■ Given request:
Copy nothing but the stretch that opens with the line containing "Generate a Python" and closes with the line containing "ax.set_xticks([i - 0.5". Keep pictures out.

■ Excerpted data:
--- begin ---
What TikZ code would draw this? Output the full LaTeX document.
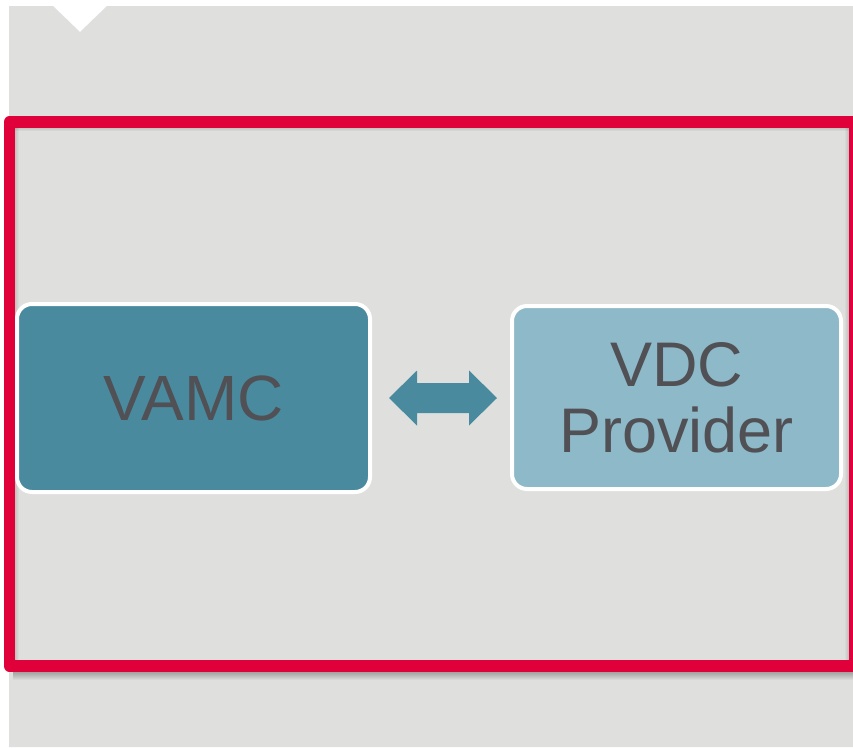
\documentclass[tikz,border=0pt]{standalone}
\usepackage{fontspec}
\setmainfont{Liberation Sans}
\definecolor{panel}{HTML}{DFDFDD}
\definecolor{frame}{HTML}{E0003A}
\definecolor{darkbox}{HTML}{4A8A9F}
\definecolor{lightbox}{HTML}{8DB9C9}
\definecolor{labeltext}{HTML}{505055}
\tikzset{
  box/.style={draw=white, line width=4pt, rounded corners=15pt, inner sep=0pt,
    text=labeltext, align=center},
}
\begin{document}
\begin{tikzpicture}[x=1pt,y=-1pt]
\useasboundingbox (0,0) rectangle (853,747);
\fill[white] (0,0) rectangle (853,747);
% grey panel with the notch at the top
\fill[panel] (9,6) -- (53,6) -- (80,32) -- (107,6) -- (853,6) -- (853,747) -- (9,747) -- cycle;
% drop shadow below the frame
\foreach \i in {1,...,9}{
  \fill[black,opacity=0.035] (13,671) rectangle (853,671+\i);
}
% inner shadow of the frame
\foreach \i in {1,...,4}{
  \fill[black,opacity=0.04] (15,127) rectangle (849,127+\i);
  \fill[black,opacity=0.03] (15,127) rectangle (15+\i,660);
  \fill[black,opacity=0.03] (849-\i,127) rectangle (849,660);
}
% red frame
\draw[frame, line width=11.5pt, line join=round] (9.5,122) rectangle (855,666);
% boxes
\node[box, fill=darkbox, minimum width=353pt, minimum height=188pt,
  font=\fontsize{64}{66}\selectfont] (vamc) at (193.5,398) {VAMC};
\node[box, fill=lightbox, minimum width=329pt, minimum height=183pt,
  font=\fontsize{63}{66}\selectfont] (vdc) at (676.5,397.5) {VDC\\Provider};
% double block arrow between the boxes
\coordinate (mid) at (443,398);
\fill[darkbox] ([xshift=-54pt]mid) -- ([xshift=-26pt,yshift=-27.5pt]mid)
  -- ([xshift=-26pt,yshift=-15pt]mid) -- ([xshift=26pt,yshift=-15pt]mid)
  -- ([xshift=26pt,yshift=-27.5pt]mid) -- ([xshift=54pt]mid)
  -- ([xshift=26pt,yshift=27.5pt]mid) -- ([xshift=26pt,yshift=15pt]mid)
  -- ([xshift=-26pt,yshift=15pt]mid) -- ([xshift=-26pt,yshift=27.5pt]mid) -- cycle;
\end{tikzpicture}
\end{document}
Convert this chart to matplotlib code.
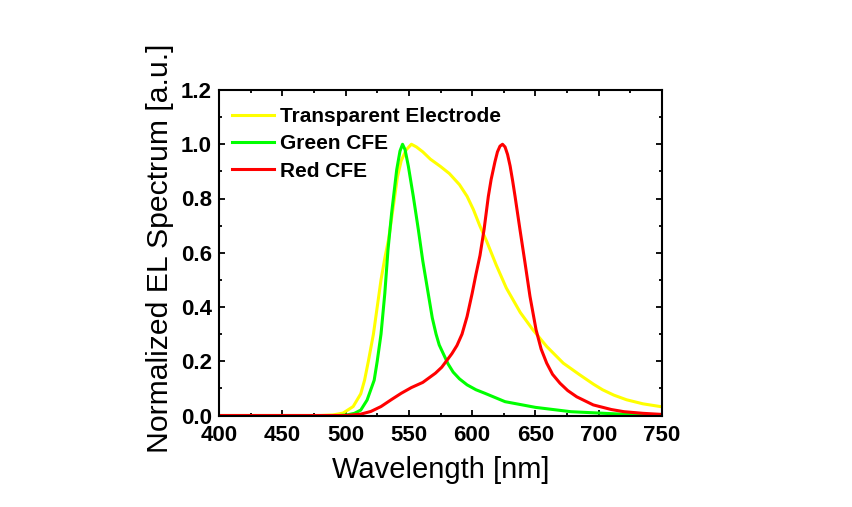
import matplotlib
matplotlib.use('Agg')
import matplotlib.pyplot as plt
from matplotlib.ticker import MultipleLocator, FormatStrFormatter

plt.rcParams['font.family'] = ['Liberation Sans', 'DejaVu Sans']

# Transparent electrode (yellow)
wl_te = [400, 480, 490, 498, 506, 512, 515, 518, 522, 525, 528, 531, 534, 538,
         541, 544, 548, 552, 556, 561, 567, 575, 582, 590, 596, 601, 606, 611.5,
         619, 627, 638, 648, 659, 672, 685, 696, 703, 712, 722, 735, 750]
el_te = [0, 0, 0.002, 0.009, 0.033, 0.08, 0.13, 0.20, 0.30, 0.40, 0.50, 0.58, 0.65, 0.78,
         0.88, 0.94, 0.98, 1.0, 0.99, 0.972, 0.945, 0.918, 0.892, 0.851, 0.808, 0.759, 0.70, 0.642,
         0.555, 0.47, 0.38, 0.316, 0.254, 0.193, 0.15, 0.115, 0.095, 0.075, 0.058, 0.043, 0.032]

# Green CFE
wl_g = [400, 495, 501, 507, 512, 517, 522.6, 525, 528, 531, 533.5, 536.4, 540.4, 543, 545, 547,
        549.6, 553.5, 557.5, 561, 563.5, 566, 568.5, 571.5, 574, 577, 581, 585, 590, 596,
        603, 610, 626, 650, 678, 718, 750]
el_g = [0, 0, 0.002, 0.008, 0.02, 0.057, 0.13, 0.20, 0.30, 0.45, 0.61, 0.747, 0.906, 0.975, 1.0, 0.98,
        0.919, 0.808, 0.685, 0.57, 0.50, 0.43, 0.36, 0.30, 0.26, 0.23, 0.19, 0.16, 0.135, 0.113,
        0.095, 0.082, 0.051, 0.030, 0.014, 0.005, 0.002]

# Red CFE
wl_r = [400, 500, 505, 512, 520, 528, 536, 544, 552, 561, 571, 576, 580, 584, 588, 592, 596, 600,
        603, 606.2, 609.4, 612.8, 615, 618, 620, 622, 624, 626, 628, 630, 632, 633.9, 637.8,
        641.8, 645.7, 650.5, 654.5, 658.9, 663.5, 669.4, 675.5, 682.6, 695.7, 710, 720, 735, 750]
el_r = [0, 0, 0.002, 0.005, 0.015, 0.033, 0.058, 0.082, 0.103, 0.122, 0.156, 0.178, 0.203, 0.228, 0.258,
        0.30, 0.365, 0.45, 0.52, 0.59, 0.685, 0.808, 0.87, 0.935, 0.972, 0.993, 1.0, 0.99, 0.962,
        0.92, 0.865, 0.808, 0.685, 0.562, 0.439, 0.316, 0.245, 0.193, 0.152, 0.119, 0.092, 0.069,
        0.039, 0.022, 0.014, 0.008, 0.004]

labels = ['Transparent Electrode', 'Green CFE', 'Red CFE']
colors = ['#FFFF00', '#00FF00', '#FF0000']

fig = plt.figure(figsize=(8.53, 5.07), dpi=100)
ax = fig.add_axes([219 / 853, 1 - 415.5 / 507, 443 / 853, 325.5 / 507])

for wl, el, lab, c in zip([wl_te, wl_g, wl_r], [el_te, el_g, el_r], labels, colors):
    ax.plot(wl, el, color=c, lw=2.2, label=lab)

ax.set_xlim(400, 750)
ax.set_ylim(0, 1.2)
ax.xaxis.set_major_locator(MultipleLocator(50))
ax.xaxis.set_minor_locator(MultipleLocator(25))
ax.yaxis.set_major_locator(MultipleLocator(0.2))
ax.yaxis.set_minor_locator(MultipleLocator(0.1))
ax.yaxis.set_major_formatter(FormatStrFormatter('%.1f'))

ax.tick_params(which='both', direction='in', top=True, right=True, width=1.3)
ax.tick_params(which='major', length=4, labelsize=16)
ax.tick_params(which='minor', length=2.5)
ax.tick_params(axis='x', pad=7)
ax.tick_params(axis='y', pad=5)
for lab in ax.get_xticklabels() + ax.get_yticklabels():
    lab.set_fontweight('bold')
for sp in ax.spines.values():
    sp.set_linewidth(1.5)

ax.set_xlabel('Wavelength [nm]', fontsize=21, labelpad=7)
ax.set_ylabel('Normalized EL Spectrum [a.u.]', fontsize=21.7)
ax.yaxis.set_label_coords(-0.102, 0.513)

ax.legend(loc='upper left', bbox_to_anchor=(0.029, 0.948), frameon=False,
          prop={'weight': 'bold', 'size': 15}, handlelength=2.0, handletextpad=0.3,
          labelspacing=0.4, borderpad=0, borderaxespad=0)

fig.savefig('out.png', dpi=100, facecolor='white')
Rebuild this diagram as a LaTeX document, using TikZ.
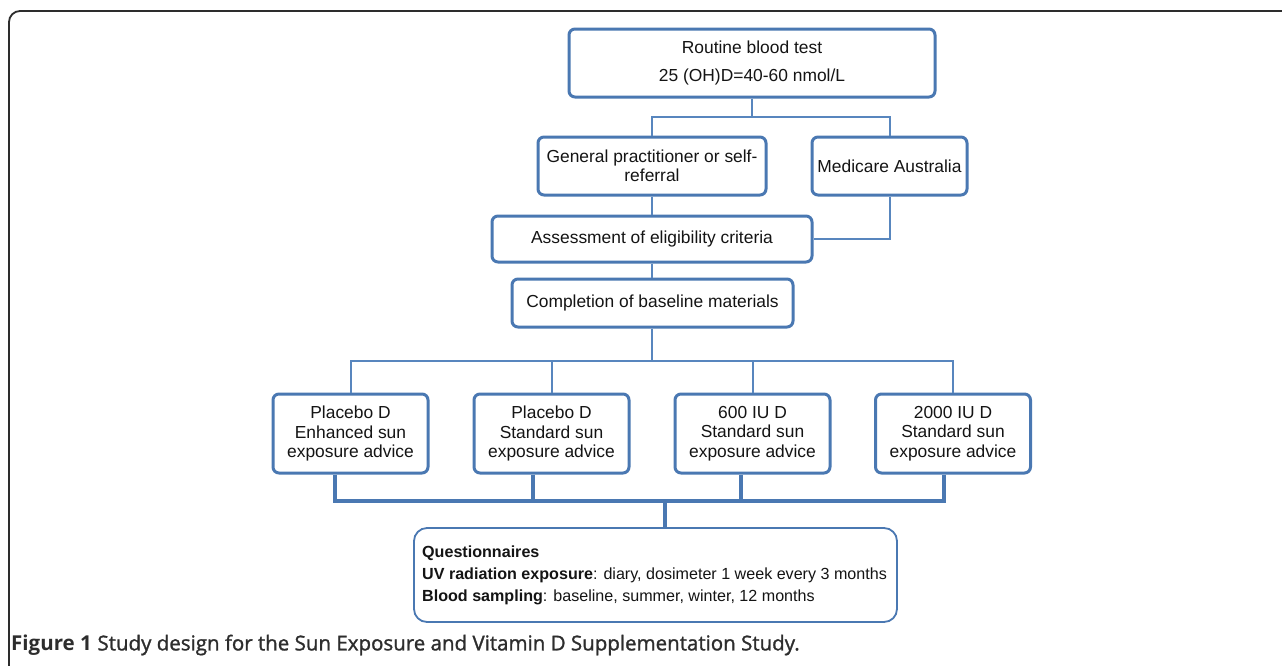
\documentclass[tikz,border=0pt]{standalone}
\usepackage{fontspec}
\setmainfont{Liberation Sans}
\newfontfamily\capfont{Open Sans}
\newfontfamily\capsemi[FakeBold=1.3]{Open Sans}
\definecolor{bbord}{RGB}{74,120,178}
\definecolor{bline}{RGB}{88,134,190}
\definecolor{framec}{RGB}{45,45,45}
\definecolor{txt}{RGB}{20,20,20}
\tikzset{
  box/.style={draw=bbord, line width=3pt, rounded corners=6pt, fill=white,
    align=center, inner sep=0pt, text=txt, font=\fontsize{17.4}{19.5}\selectfont},
  thin/.style={draw=bline, line width=2pt},
  thick/.style={draw=bbord, line width=4.6pt},
}
\begin{document}
\begin{tikzpicture}[x=1pt,y=-1pt]
\useasboundingbox (0,0) rectangle (1282,665);
\fill[white] (0,0) rectangle (1282,665);
% frame
\draw[framec, line width=1.8pt, rounded corners=11pt] (9,667) -- (9,11) -- (1284,11);
% nodes
\node[box, minimum width=366pt, minimum height=68pt, font=\fontsize{17.4}{28}\selectfont] (b1) at (752,63) {Routine blood test\\25 (OH)D=40-60 nmol/L};
\node[box, minimum width=228pt, minimum height=58pt] (gp) at (652,166) {General practitioner or self-\\referral};
\node[box, minimum width=155pt, minimum height=58pt] (med) at (889.5,166) {Medicare Australia};
\node[box, minimum width=320pt, minimum height=46pt] (as) at (652,239) {Assessment of eligibility criteria};
\node[box, minimum width=281pt, minimum height=48pt] (cp) at (652.5,303) {Completion of baseline materials};
\node[box, minimum width=155pt, minimum height=79pt] (ga) at (350.5,433.5) {Placebo D\\Enhanced sun\\exposure advice};
\node[box, minimum width=155pt, minimum height=79pt] (gb) at (551.5,433.5) {Placebo D\\Standard sun\\exposure advice};
\node[box, minimum width=155pt, minimum height=79pt] (gc) at (752.5,433.5) {600 IU D\\Standard sun\\exposure advice};
\node[box, minimum width=155pt, minimum height=79pt] (gd) at (953,433.5) {2000 IU D\\Standard sun\\exposure advice};
\node[draw=bbord, line width=1.8pt, rounded corners=13pt, fill=white, minimum width=483pt, minimum height=94pt, inner sep=0pt] (q) at (655.5,575) {};
\node[anchor=west, align=left, text=txt, font=\fontsize{16.1}{22}\selectfont, inner sep=0pt] (qt) at (422,575)
  {\textbf{Questionnaires}\\\textbf{UV radiation exposure}: diary, dosimeter 1 week every 3 months\\\textbf{Blood sampling}: baseline, summer, winter, 12 months};
% caption
\node[anchor=west, inner sep=0pt, text=framec, font=\fontsize{20.5}{24}\selectfont] (cap) at (11,645)
  {{\capfont\bfseries Figure 1} {\capsemi Study design for the Sun Exposure and Vitamin D Supplementation Study.}};
% connectors
\coordinate (j1) at (752,117);
\coordinate (j2) at (652,361);
\draw[thin] (b1.south) -- (j1);
\draw[thin] (gp.north) |- (j1) -| (med.north);
\draw[thin] (gp.south) -- (as.north);
\draw[thin] (med.south) |- (as.east);
\draw[thin] (as.south) -- (as.south |- cp.north);
\draw[thin] (cp.south -| j2) -- (j2);
\draw[thin] (ga.north) |- (j2) -| (gd.north);
\draw[thin] (gb.north) -- (gb.north |- j2);
\draw[thin] (gc.north) -- (gc.north |- j2);
% thick connectors
\coordinate (t1) at (335,501);
\coordinate (t2) at (533,501);
\coordinate (t3) at (741,501);
\coordinate (t4) at (944,501);
\coordinate (st) at (665,501);
\draw[thick] (t1 |- ga.south) -- (t1);
\draw[thick] (t2 |- gb.south) -- (t2);
\draw[thick] (t3 |- gc.south) -- (t3);
\draw[thick] (t4 |- gd.south) -- (t4);
\draw[thick, line cap=rect] (t1) -- (t4);
\draw[thick] (st) -- (st |- q.north);
\end{tikzpicture}
\end{document}
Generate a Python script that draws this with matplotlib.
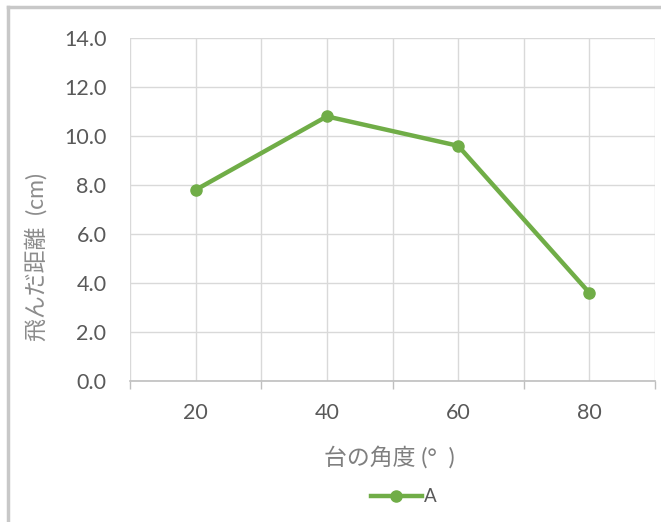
import matplotlib.pyplot as plt
from matplotlib.lines import Line2D

plt.rcParams['font.family'] = ['Lato', 'Noto Sans CJK JP', 'DejaVu Sans']

angles = ["20", "40", "60", "80"]
distance_A = [7.8, 10.8, 9.6, 3.6]

green = "#70AD47"
grid_col = "#D9D9D9"
text_col = "#595959"

fig = plt.figure(figsize=(6.61, 5.22), dpi=100)
ax = fig.add_axes([130 / 661, 141 / 522, 525 / 661, 343 / 522])

x = list(range(len(angles)))
ax.plot(x, distance_A, color=green, lw=3.2, marker="o", ms=8,
        solid_capstyle="round", zorder=3)

ax.set_xlim(-0.5, len(angles) - 0.5)
ax.set_ylim(0, 14)
ax.set_yticks([i * 2 for i in range(8)])
ax.set_yticklabels([f"{i * 2:.1f}" for i in range(8)])
ax.set_xticks(x)
ax.set_xticklabels(angles)
# tick marks sit on the category boundaries
ax.set_xticks([i - 0.5 for i in range(len(angles) + 1)], minor=True)

ax.tick_params(axis="x", which="major", length=0, pad=16, labelsize=15.5,
               labelcolor=text_col)
ax.tick_params(axis="x", which="minor", length=6, color="#BFBFBF", width=1)
ax.tick_params(axis="y", length=0, pad=17, labelsize=15.5, labelcolor=text_col)

ax.grid(True, axis="y", color=grid_col, lw=1)
ax.grid(True, axis="x", which="both", color=grid_col, lw=1)
ax.set_axisbelow(True)

for s in ["top", "right", "left"]:
    ax.spines[s].set_visible(False)
ax.spines["bottom"].set_color("#BFBFBF")
ax.spines["bottom"].set_linewidth(1.2)

fig.text(389 / 661, 1 - 457 / 522, "台の角度 (°  )", ha="center", va="center",
         fontsize=16.5, color="#7F7F7F")
fig.text(36 / 661, 1 - 257 / 522, "飛んだ距離  (cm)", ha="center", va="center",
         rotation=90, fontsize=16.5, color="#8C8C8C")

handle = Line2D([], [], color=green, lw=3.2, marker="o", ms=8)
fig.legend([handle], ["A"], loc="center", bbox_to_anchor=(404 / 661, 1 - 497 / 522),
           frameon=False, fontsize=13.5, handlelength=2.7, handletextpad=0.15,
           labelcolor=text_col)

# outer chart frame
fig.add_artist(Line2D([8 / 661, 8 / 661], [0, 1 - 7 / 522], color="#C8C8C8", lw=2.5,
                      transform=fig.transFigure))
fig.add_artist(Line2D([8 / 661, 1], [1 - 7 / 522, 1 - 7 / 522], color="#C8C8C8", lw=2.5,
                      transform=fig.transFigure))

fig.savefig("out.png", dpi=100)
--- end ---
■ Correct output:
Generate a Python script that draws this with matplotlib.
import matplotlib.pyplot as plt
from matplotlib.lines import Line2D

plt.rcParams['font.family'] = ['Lato', 'Noto Sans CJK JP', 'DejaVu Sans']

angles = ["20", "40", "60", "80"]
distance_A = [7.8, 10.8, 9.6, 3.6]

green = "#70AD47"
grid_col = "#D9D9D9"
text_col = "#595959"

fig = plt.figure(figsize=(6.61, 5.22), dpi=100)
ax = fig.add_axes([130 / 661, 141 / 522, 525 / 661, 343 / 522])

x = list(range(len(angles)))
ax.plot(x, distance_A, color=green, lw=3.2, marker="o", ms=8,
        solid_capstyle="round", zorder=3)

ax.set_xlim(-0.5, len(angles) - 0.5)
ax.set_ylim(0, 14)
ax.set_yticks([i * 2 for i in range(8)])
ax.set_yticklabels([f"{i * 2:.1f}" for i in range(8)])
ax.set_xticks(x)
ax.set_xticklabels(angles)
# tick marks sit on the category boundaries
ax.set_xticks([i - 0.5 for i in range(len(angles) + 1)], minor=True)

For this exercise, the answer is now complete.